El hombre quiere subir, pero la Palabra quiere descender. De este modo ambos se encuentran, a medio camino, en el centro, en el lugar del mediador. Pero se cruzarán, como se cruzan las espadas; sus voluntades son opuestas. Pero Dios y el hombre se relacionan entre sí de manera muy diferente a como lo hace el varón y la mujer; no es que ambos se complementen. Y no se puede decir que Dios necesita el vacío para mostrar su plenitud, como el hombre necesita de la plenitud, para alimentar su vacío; o que Dios necesita descender para que el hombre suba. Si la mediación fuera esto, entonces el hombre habría engullido dentro de sí el amor de Dios, pero como alimento e incremento de su impulso apasionado, su voluntad de poder se hubiera apoderado finalmente de Dios, y de este modo la Palabra hubiera sido sofocada y las tinieblas no la hubieran comprendido. Y las cosas últimas del hombre serían peores que las primeras, pues hubiera incluido en el círculo de su yo, no sólo a sus semejantes, sino al creador mismo y lo hubiera reducido a instrumento de su anhelo egoísta.

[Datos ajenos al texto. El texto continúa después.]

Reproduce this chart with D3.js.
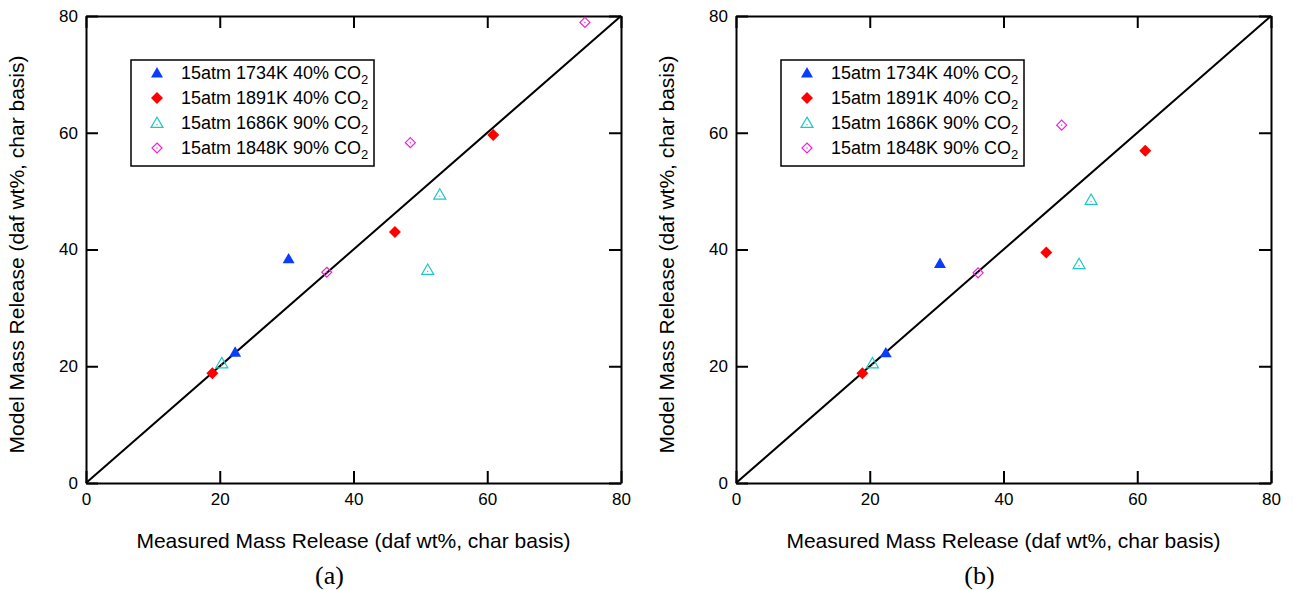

Pero diremos más bien que si deberían ambos encontrarse, ¿por qué camino habría que llegar a este resultado? Las tinieblas deberían convertirse en luz, el impulso ciego debería disolverse en amor vidente, y la voluntad razonable de posesión y desarrollo debería aclararse convirtiéndose en la irracional sabiduría del yo que se desborda. En lugar de tratar de llegar hasta el Padre pasando de largo por las palabras de Dios en temerario ascenso, ha surgido una nueva orientación: invertir la marcha juntamente con la Palabra, descender las gradas ya escaladas, encontrar a Dios en el camino hacia el mundo, no caminar por otro sendero sino por el del Hijo al Padre. Pues sólo el amor redime, y sólo Dios es el amor. No hay dos clases de amores. Junto al amor de Dios no hay otro amor, el amor humano. Sino que cuando Dios determina y anuncia su palabra: el amor desciende, el amor se desborda en el vacío, y entonces alcanza la plenitud de todo amor.